(Bloomberg) -- Taxes on high-income earners and corporations can help advanced economies raise revenues to recover from the global pandemic, the International Monetary Fund said.

Rebuilding from Covid-19 offers an opportunity to reverse the erosion in personal-income taxes paid by the highest earners, Vitor Gaspar, the director of the IMF fiscal affairs department, told reporters on Wednesday.

“One specific option that is available to policy makers would be a Covid-19 recovery contribution that could take the form of a surcharge on personal-income tax or a surcharge on corporate-income taxes given that some corporates have done very well in terms of stock-market valuation,” Gaspar said. “There is an opportunity there, and that’s one of the options that is on the table.”

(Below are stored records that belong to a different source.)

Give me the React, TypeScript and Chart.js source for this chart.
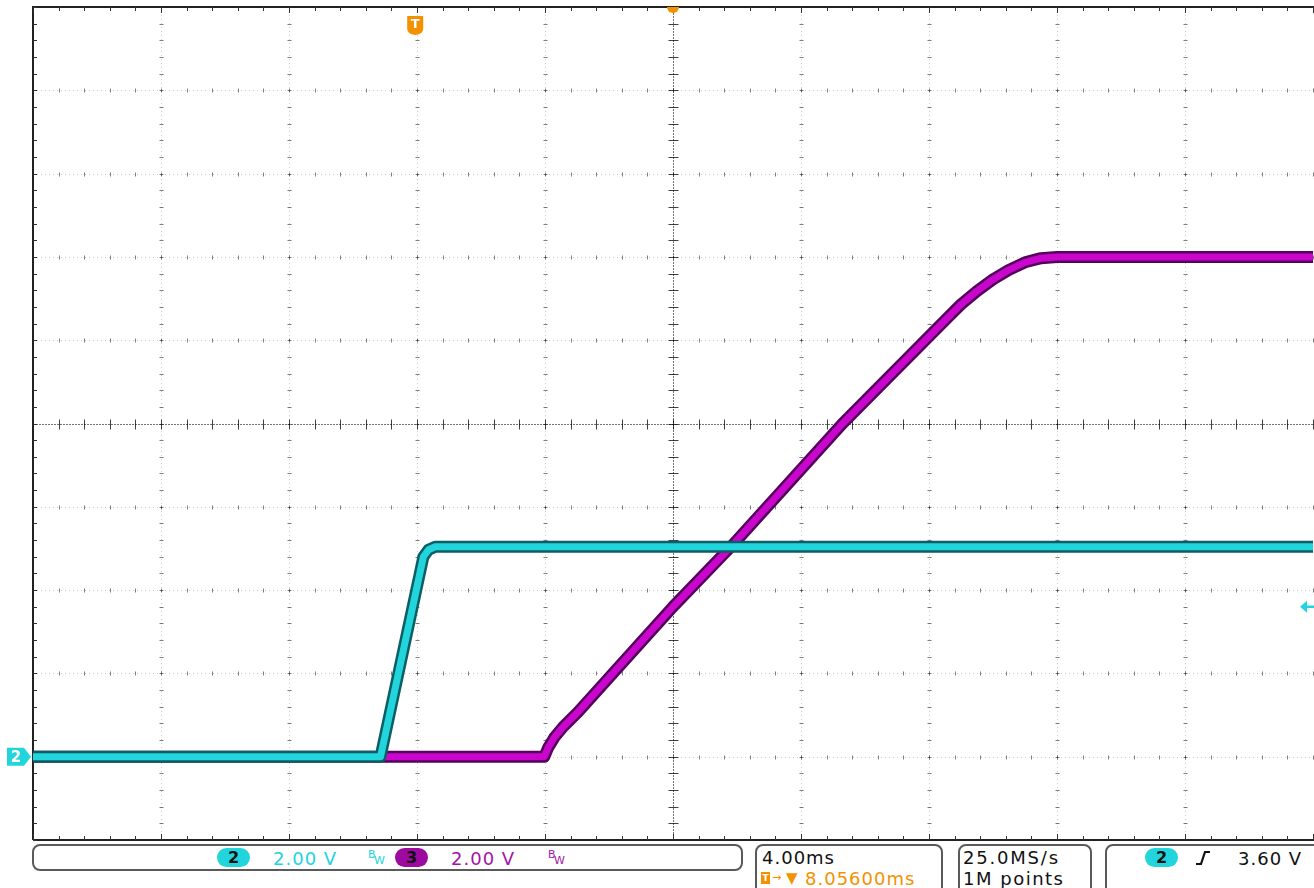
import React, { useEffect, useRef } from "react";
import { Chart, registerables } from "chart.js";

Chart.register(...registerables);

// ---- data (time in ms relative to screen centre, voltage in V) ----
const ch2Time = [-20, -9.14, -7.8, -7.64, -7.43, 20];
const ch2Volt = [0, 0, 4.8, 4.97, 5.04, 5.04];

const ch3Time = [-20, -4.02, -3.9, -3.71, -3.43, -2.96, 0, 1.87, 5.3, 8.58, 9.0, 9.5, 10.0, 10.5, 11.0, 11.5, 12.0, 20];
const ch3Volt = [0, 0, 0.22, 0.46, 0.72, 1.08, 3.6, 5.09, 8.0, 10.54, 10.86, 11.18, 11.46, 11.69, 11.87, 11.97, 12.0, 12.0];

const xTicks = [-20, -16, -12, -8, -4, 0, 4, 8, 12, 16, 20];
const yTicks = [-2, 0, 2, 4, 6, 8, 10, 12, 14, 16, 18];

const triggerTimeMs = -8.056;
const triggerLevelV = 3.6;
const groundV = 0;
const centreTime = 0;
const centreVolt = 8;

const CYAN = "#22d4dc";
const CYAN_DARK = "#0b5e63";
const MAG = "#c806cc";
const MAG_DARK = "#55005c";
const ORANGE = "#f39200";
const FONT = "'DejaVu Sans', sans-serif";

function fifths(ticks: number[]): number[] {
  const out: number[] = [];
  for (let i = 0; i < ticks.length - 1; i++) {
    for (let k = 0; k < 5; k++) out.push(ticks[i] + (k * (ticks[i + 1] - ticks[i])) / 5);
  }
  out.push(ticks[ticks.length - 1]);
  return out;
}

const crisp = (v: number) => Math.round(v) + 0.5;

const scopeGrid = {
  id: "scopeGrid",
  beforeDatasetsDraw(chart: any) {
    const { ctx, chartArea: a, scales } = chart;
    const xs = scales.x;
    const ys = scales.y;
    const xf = fifths(xTicks).map((v) => xs.getPixelForValue(v));
    const yf = fifths(yTicks).map((v) => ys.getPixelForValue(v));
    const cx = crisp(xs.getPixelForValue(centreTime));
    const cy = crisp(ys.getPixelForValue(centreVolt));
    ctx.save();
    ctx.lineWidth = 1;
    // faint dotted grid lines
    ctx.strokeStyle = "rgba(0,0,0,0.2)";
    ctx.setLineDash([1, 3]);
    xTicks.slice(1, -1).forEach((v) => {
      if (v === centreTime) return;
      const x = crisp(xs.getPixelForValue(v));
      ctx.beginPath();
      ctx.moveTo(x, a.top);
      ctx.lineTo(x, a.bottom);
      ctx.stroke();
    });
    yTicks.slice(1, -1).forEach((v) => {
      if (v === centreVolt) return;
      const y = crisp(ys.getPixelForValue(v));
      ctx.beginPath();
      ctx.moveTo(a.left, y);
      ctx.lineTo(a.right, y);
      ctx.stroke();
    });
    ctx.setLineDash([]);
    // small ticks along every grid line
    ctx.strokeStyle = "rgba(0,0,0,0.5)";
    xTicks.slice(1, -1).forEach((v) => {
      if (v === centreTime) return;
      const x = crisp(xs.getPixelForValue(v));
      yf.forEach((py) => {
        const y = crisp(py);
        ctx.beginPath();
        ctx.moveTo(x - 2, y);
        ctx.lineTo(x + 2, y);
        ctx.stroke();
      });
    });
    yTicks.slice(1, -1).forEach((v) => {
      if (v === centreVolt) return;
      const y = crisp(ys.getPixelForValue(v));
      xf.forEach((px) => {
        const x = crisp(px);
        ctx.beginPath();
        ctx.moveTo(x, y - 2);
        ctx.lineTo(x, y + 2);
        ctx.stroke();
      });
    });
    // centre cross lines
    ctx.strokeStyle = "rgba(0,0,0,0.55)";
    ctx.setLineDash([2, 1]);
    ctx.beginPath();
    ctx.moveTo(cx, a.top);
    ctx.lineTo(cx, a.bottom);
    ctx.moveTo(a.left, cy);
    ctx.lineTo(a.right, cy);
    ctx.stroke();
    ctx.setLineDash([]);
    ctx.strokeStyle = "rgba(0,0,0,0.75)";
    yf.forEach((py) => {
      const y = crisp(py);
      ctx.beginPath();
      ctx.moveTo(cx - 5, y);
      ctx.lineTo(cx + 5, y);
      ctx.stroke();
    });
    xf.forEach((px) => {
      const x = crisp(px);
      ctx.beginPath();
      ctx.moveTo(x, cy - 5);
      ctx.lineTo(x, cy + 5);
      ctx.stroke();
    });
    // borders with ticks
    ctx.strokeStyle = "#222";
    ctx.lineWidth = 2;
    ctx.beginPath();
    ctx.moveTo(a.left, a.bottom);
    ctx.lineTo(a.left, a.top);
    ctx.lineTo(a.right + 2, a.top);
    ctx.moveTo(a.left, a.bottom);
    ctx.lineTo(a.right + 2, a.bottom);
    ctx.stroke();
    ctx.lineWidth = 1;
    ctx.strokeStyle = "#333";
    yf.forEach((py) => {
      const y = crisp(py);
      ctx.beginPath();
      ctx.moveTo(a.left, y);
      ctx.lineTo(a.left + 4, y);
      ctx.stroke();
    });
    xf.forEach((px, i) => {
      const x = crisp(px);
      const len = i % 5 === 0 ? 6 : 4;
      ctx.beginPath();
      ctx.moveTo(x, a.top);
      ctx.lineTo(x, a.top + len);
      ctx.moveTo(x, a.bottom);
      ctx.lineTo(x, a.bottom - len);
      ctx.stroke();
    });
    ctx.restore();
  },
  afterDatasetsDraw(chart: any) {
    const { ctx, chartArea: a, scales } = chart;
    const xs = scales.x;
    const ys = scales.y;
    ctx.save();
    // trigger position marker "T"
    const tx = xs.getPixelForValue(triggerTimeMs);
    ctx.fillStyle = ORANGE;
    ctx.beginPath();
    ctx.moveTo(tx - 8, a.top + 9);
    ctx.lineTo(tx + 8, a.top + 9);
    ctx.lineTo(tx + 8, a.top + 22);
    ctx.quadraticCurveTo(tx + 8, a.top + 27, tx, a.top + 28);
    ctx.quadraticCurveTo(tx - 8, a.top + 27, tx - 8, a.top + 22);
    ctx.closePath();
    ctx.fill();
    ctx.fillStyle = "#fff";
    ctx.font = `bold 13px ${FONT}`;
    ctx.textAlign = "center";
    ctx.textBaseline = "middle";
    ctx.fillText("T", tx, a.top + 18);
    // expansion point marker at screen centre
    const cx = xs.getPixelForValue(centreTime);
    ctx.fillStyle = ORANGE;
    ctx.beginPath();
    ctx.arc(cx, a.top, 6, 0, Math.PI);
    ctx.closePath();
    ctx.fill();
    // channel 2 ground marker
    const gy = ys.getPixelForValue(groundV);
    ctx.fillStyle = CYAN;
    ctx.beginPath();
    ctx.moveTo(7, gy - 9);
    ctx.lineTo(24, gy - 9);
    ctx.lineTo(31, gy);
    ctx.lineTo(24, gy + 9);
    ctx.lineTo(7, gy + 9);
    ctx.closePath();
    ctx.fill();
    ctx.fillStyle = "#fff";
    ctx.font = `bold 15px ${FONT}`;
    ctx.fillText("2", 16, gy + 1);
    // trigger level arrow
    const ly = ys.getPixelForValue(triggerLevelV);
    ctx.strokeStyle = CYAN;
    ctx.fillStyle = CYAN;
    ctx.lineWidth = 2.5;
    ctx.beginPath();
    ctx.moveTo(a.right - 8, ly);
    ctx.lineTo(a.right + 1, ly);
    ctx.stroke();
    ctx.beginPath();
    ctx.moveTo(a.right - 13, ly);
    ctx.lineTo(a.right - 6, ly - 6);
    ctx.lineTo(a.right - 6, ly + 6);
    ctx.closePath();
    ctx.fill();
    ctx.restore();
  },
};

function toPoints(t: number[], v: number[]) {
  return t.map((x, i) => ({ x, y: v[i] }));
}

const lineStyle = {
  pointRadius: 0,
  tension: 0,
  borderJoinStyle: "round" as const,
  borderCapStyle: "butt" as const,
  fill: false,
};

const Pill = ({ left, color, label }: { left: number; color: string; label: string }) => (
  <div
    style={{
      position: "absolute",
      left,
      top: 848,
      width: 33,
      height: 19,
      borderRadius: 10,
      background: color,
      color: "#111",
      font: `bold 16px ${FONT}`,
      lineHeight: "19px",
      textAlign: "center",
    }}
  >
    {label}
  </div>
);

const BwSymbol = ({ left, color }: { left: number; color: string }) => (
  <div style={{ position: "absolute", left, top: 849, width: 16, height: 18, color, fontFamily: FONT }}>
    <span style={{ position: "absolute", left: 0, top: 0, fontSize: 11, lineHeight: "11px" }}>B</span>
    <span style={{ position: "absolute", left: 6, top: 6, fontSize: 11, lineHeight: "11px" }}>W</span>
  </div>
);

const txt = (left: number, top: number, color: string, text: string, extra: any = {}) => (
  <div
    style={{
      position: "absolute",
      left,
      top,
      color,
      font: `18px ${FONT}`,
      lineHeight: "18px",
      letterSpacing: "1px",
      whiteSpace: "nowrap",
      ...extra,
    }}
  >
    {text}
  </div>
);

const box = (left: number, top: number, width: number, height: number) => (
  <div
    style={{
      position: "absolute",
      left,
      top,
      width,
      height,
      boxSizing: "border-box",
      border: "2px solid #5a5a5a",
      borderRadius: 8,
    }}
  />
);

export default function App() {
  const ref = useRef<HTMLCanvasElement>(null);

  useEffect(() => {
    if (!ref.current) return;
    const chart = new Chart(ref.current, {
      type: "line",
      data: {
        datasets: [
          { label: "Ch2", data: toPoints(ch2Time, ch2Volt), borderColor: CYAN, borderWidth: 7, order: 0, ...lineStyle },
          { label: "Ch2 edge", data: toPoints(ch2Time, ch2Volt), borderColor: CYAN_DARK, borderWidth: 12, order: 1, ...lineStyle },
          { label: "Ch3", data: toPoints(ch3Time, ch3Volt), borderColor: MAG, borderWidth: 7, order: 2, ...lineStyle },
          { label: "Ch3 edge", data: toPoints(ch3Time, ch3Volt), borderColor: MAG_DARK, borderWidth: 12, order: 3, ...lineStyle },
        ],
      },
      options: {
        animation: false,
        responsive: false,
        maintainAspectRatio: false,
        layout: { padding: { left: 33, top: 7, right: 1, bottom: 3 } },
        plugins: { legend: { display: false }, tooltip: { enabled: false } },
        events: [],
        scales: {
          x: { type: "linear", min: xTicks[0], max: xTicks[xTicks.length - 1], display: false },
          y: { type: "linear", min: yTicks[0], max: yTicks[yTicks.length - 1], display: false },
        },
      },
      plugins: [scopeGrid],
    });
    return () => chart.destroy();
  }, []);

  return (
    <div
      style={{
        position: "fixed",
        left: 0,
        top: 0,
        width: 1314,
        height: 888,
        overflow: "hidden",
        background: "#fff",
      }}
    >
      <canvas ref={ref} width={1314} height={843} style={{ position: "absolute", left: 0, top: 0 }} />
      {box(32, 844, 711, 27)}
      <Pill left={217} color={CYAN} label="2" />
      {txt(273, 850, CYAN, "2.00 V")}
      <BwSymbol left={368} color={CYAN} />
      <Pill left={395} color="#9c0aa0" label="3" />
      {txt(451, 850, "#a414a8", "2.00 V")}
      <BwSymbol left={548} color="#a414a8" />

      {box(755, 844, 188, 60)}
      {txt(762, 849, "#111", "4.00ms")}
      <div
        style={{
          position: "absolute",
          left: 761,
          top: 872,
          width: 9,
          height: 12,
          background: ORANGE,
          color: "#fff",
          font: `bold 9px ${FONT}`,
          lineHeight: "12px",
          textAlign: "center",
        }}
      >
        T
      </div>
      {txt(772, 871, ORANGE, "→", { fontSize: 11, letterSpacing: "0px", lineHeight: "14px" })}
      {txt(786, 870, ORANGE, "▼", { fontSize: 15, letterSpacing: "0px", lineHeight: "16px" })}
      {txt(805, 870, ORANGE, "8.05600ms")}

      {box(958, 844, 134, 60)}
      {txt(963, 849, "#111", "25.0MS/s", { letterSpacing: "1.8px" })}
      {txt(963, 870, "#111", "1M points", { letterSpacing: "1.5px" })}

      {box(1105, 844, 230, 60)}
      <Pill left={1145} color={CYAN} label="2" />
      <svg style={{ position: "absolute", left: 1194, top: 849 }} width={18} height={18}>
        <path d="M2 15 L7 15 L11 3 L16 3" stroke="#111" strokeWidth={2.2} fill="none" />
      </svg>
      {txt(1238, 850, "#111", "3.60 V")}
    </div>
  );
}
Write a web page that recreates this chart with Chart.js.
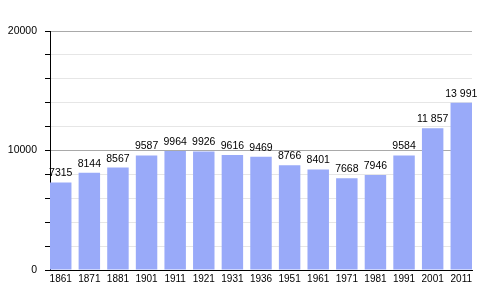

The world faces significant economic challenges in the Covid-19 recovery, with the fund estimating that 95 million people fell into extreme poverty in 2020. It has also warned about widening inequality and a divergence between advanced and lesser-developed economies.

The IMF also has been calling for a minimum global corporate income-tax rate as a way “to interrupt the race to the bottom in corporate-income taxation,” Gaspar said. It’s important to ensure that governments have the resources needed for their spending priorities, and a minimum rate “is something that we believe can be extremely important for the financing of the developing countries,” he said.